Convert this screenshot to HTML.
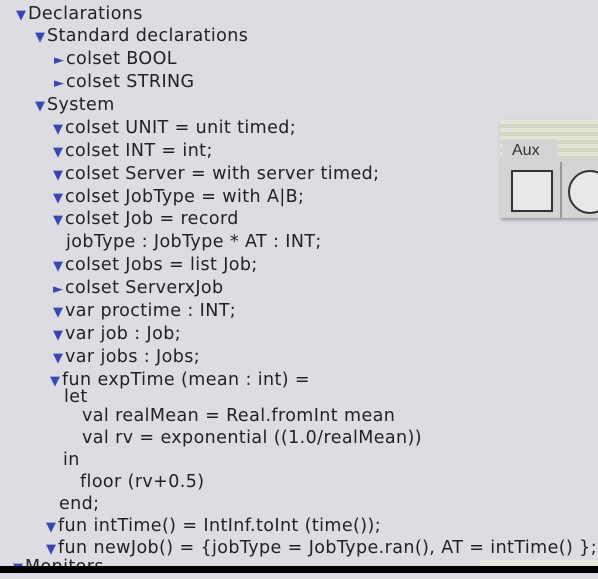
<!DOCTYPE html>
<html><head><style>
body{margin:0;width:598px;height:573px;background:#dcdce2;overflow:hidden;position:relative;font-family:"DejaVu Sans","Liberation Sans",sans-serif;font-size:17.5px;color:#222;}
.l{position:absolute;white-space:pre;line-height:20px;letter-spacing:0.4px;margin-top:1px}
.t{color:#3848b0;font-size:13px;display:inline-block;width:12px;}
</style></head><body>
<div class="l" style="left:16px;top:3px"><span class="t">▼</span>Declarations</div>
<div class="l" style="left:35px;top:25px"><span class="t">▼</span>Standard declarations</div>
<div class="l" style="left:54px;top:48px"><span class="t">►</span>colset BOOL</div>
<div class="l" style="left:54px;top:71px"><span class="t">►</span>colset STRING</div>
<div class="l" style="left:35px;top:94px"><span class="t">▼</span>System</div>
<div class="l" style="left:53px;top:117px"><span class="t">▼</span>colset UNIT = unit timed;</div>
<div class="l" style="left:53px;top:140px"><span class="t">▼</span>colset INT = int;</div>
<div class="l" style="left:53px;top:163px"><span class="t">▼</span>colset Server = with server timed;</div>
<div class="l" style="left:53px;top:186px"><span class="t">▼</span>colset JobType = with A|B;</div>
<div class="l" style="left:53px;top:208px"><span class="t">▼</span>colset Job = record</div>
<div class="l" style="left:66px;top:231px">jobType : JobType * AT : INT;</div>
<div class="l" style="left:53px;top:254px"><span class="t">▼</span>colset Jobs = list Job;</div>
<div class="l" style="left:53px;top:277px"><span class="t">►</span>colset ServerxJob</div>
<div class="l" style="left:53px;top:300px"><span class="t">▼</span>var proctime : INT;</div>
<div class="l" style="left:53px;top:323px"><span class="t">▼</span>var job : Job;</div>
<div class="l" style="left:53px;top:346px"><span class="t">▼</span>var jobs : Jobs;</div>
<div class="l" style="left:50px;top:369px"><span class="t">▼</span>fun expTime (mean : int) =</div>
<div class="l" style="left:64px;top:386px">let</div>
<div class="l" style="left:82px;top:405px">val realMean = Real.fromInt mean</div>
<div class="l" style="left:82px;top:427px">val rv = exponential ((1.0/realMean))</div>
<div class="l" style="left:63px;top:449px">in</div>
<div class="l" style="left:80px;top:471px">floor (rv+0.5)</div>
<div class="l" style="left:59px;top:493px">end;</div>
<div class="l" style="left:46px;top:515px"><span class="t">▼</span>fun intTime() = IntInf.toInt (time());</div>
<div class="l" style="left:46px;top:537px"><span class="t">▼</span>fun newJob() = {jobType = JobType.ran(), AT = intTime() };</div>
<div class="l" style="left:13px;top:556px"><span class="t">▼</span>Monitors</div>
<div style="position:absolute;left:480px;top:560px;width:118px;height:6px;background:#e8e8dc"></div>
<div style="position:absolute;left:0;top:566px;width:598px;height:7px;background:#000"></div>
<div style="position:absolute;left:500px;top:120px;width:98px;height:98px;background:repeating-linear-gradient(#e6e6d6 0 4px,#d6d6c6 4px 8px);box-shadow:1px 2px 3px #999"></div>
<div style="position:absolute;left:500px;top:158px;width:98px;height:60px;background:#d4d4d4"></div>
<div style="position:absolute;left:502px;top:139px;width:56px;height:25px;background:#d4d4d4;border-radius:3px 3px 0 0"></div>
<div style="position:absolute;left:512px;top:142px;font-family:'Liberation Sans',sans-serif;font-size:16px;color:#333">Aux</div>
<div style="position:absolute;left:511px;top:170px;width:38px;height:38px;border:2px solid #333;background:#e8e8e8"></div>
<div style="position:absolute;left:560px;top:162px;width:2px;height:56px;background:#999"></div>
<div style="position:absolute;left:568px;top:170px;width:40px;height:40px;border:2px solid #333;border-radius:50%;background:#e8e8e8"></div>
</body></html>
* * * *
◆ YOUR OBJECTIVE:
Transcribe the whole listing exactly. Pictures are excluded.

◆ RESULT BELOW:
Convert this screenshot to HTML.
<!DOCTYPE html>
<html><head><style>
body{margin:0;width:598px;height:573px;background:#dcdce2;overflow:hidden;position:relative;font-family:"DejaVu Sans","Liberation Sans",sans-serif;font-size:17.5px;color:#222;}
.l{position:absolute;white-space:pre;line-height:20px;letter-spacing:0.4px;margin-top:1px}
.t{color:#3848b0;font-size:13px;display:inline-block;width:12px;}
</style></head><body>
<div class="l" style="left:16px;top:3px"><span class="t">▼</span>Declarations</div>
<div class="l" style="left:35px;top:25px"><span class="t">▼</span>Standard declarations</div>
<div class="l" style="left:54px;top:48px"><span class="t">►</span>colset BOOL</div>
<div class="l" style="left:54px;top:71px"><span class="t">►</span>colset STRING</div>
<div class="l" style="left:35px;top:94px"><span class="t">▼</span>System</div>
<div class="l" style="left:53px;top:117px"><span class="t">▼</span>colset UNIT = unit timed;</div>
<div class="l" style="left:53px;top:140px"><span class="t">▼</span>colset INT = int;</div>
<div class="l" style="left:53px;top:163px"><span class="t">▼</span>colset Server = with server timed;</div>
<div class="l" style="left:53px;top:186px"><span class="t">▼</span>colset JobType = with A|B;</div>
<div class="l" style="left:53px;top:208px"><span class="t">▼</span>colset Job = record</div>
<div class="l" style="left:66px;top:231px">jobType : JobType * AT : INT;</div>
<div class="l" style="left:53px;top:254px"><span class="t">▼</span>colset Jobs = list Job;</div>
<div class="l" style="left:53px;top:277px"><span class="t">►</span>colset ServerxJob</div>
<div class="l" style="left:53px;top:300px"><span class="t">▼</span>var proctime : INT;</div>
<div class="l" style="left:53px;top:323px"><span class="t">▼</span>var job : Job;</div>
<div class="l" style="left:53px;top:346px"><span class="t">▼</span>var jobs : Jobs;</div>
<div class="l" style="left:50px;top:369px"><span class="t">▼</span>fun expTime (mean : int) =</div>
<div class="l" style="left:64px;top:386px">let</div>
<div class="l" style="left:82px;top:405px">val realMean = Real.fromInt mean</div>
<div class="l" style="left:82px;top:427px">val rv = exponential ((1.0/realMean))</div>
<div class="l" style="left:63px;top:449px">in</div>
<div class="l" style="left:80px;top:471px">floor (rv+0.5)</div>
<div class="l" style="left:59px;top:493px">end;</div>
<div class="l" style="left:46px;top:515px"><span class="t">▼</span>fun intTime() = IntInf.toInt (time());</div>
<div class="l" style="left:46px;top:537px"><span class="t">▼</span>fun newJob() = {jobType = JobType.ran(), AT = intTime() };</div>
<div class="l" style="left:13px;top:556px"><span class="t">▼</span>Monitors</div>
<div style="position:absolute;left:480px;top:560px;width:118px;height:6px;background:#e8e8dc"></div>
<div style="position:absolute;left:0;top:566px;width:598px;height:7px;background:#000"></div>
<div style="position:absolute;left:500px;top:120px;width:98px;height:98px;background:repeating-linear-gradient(#e6e6d6 0 4px,#d6d6c6 4px 8px);box-shadow:1px 2px 3px #999"></div>
<div style="position:absolute;left:500px;top:158px;width:98px;height:60px;background:#d4d4d4"></div>
<div style="position:absolute;left:502px;top:139px;width:56px;height:25px;background:#d4d4d4;border-radius:3px 3px 0 0"></div>
<div style="position:absolute;left:512px;top:142px;font-family:'Liberation Sans',sans-serif;font-size:16px;color:#333">Aux</div>
<div style="position:absolute;left:511px;top:170px;width:38px;height:38px;border:2px solid #333;background:#e8e8e8"></div>
<div style="position:absolute;left:560px;top:162px;width:2px;height:56px;background:#999"></div>
<div style="position:absolute;left:568px;top:170px;width:40px;height:40px;border:2px solid #333;border-radius:50%;background:#e8e8e8"></div>
</body></html>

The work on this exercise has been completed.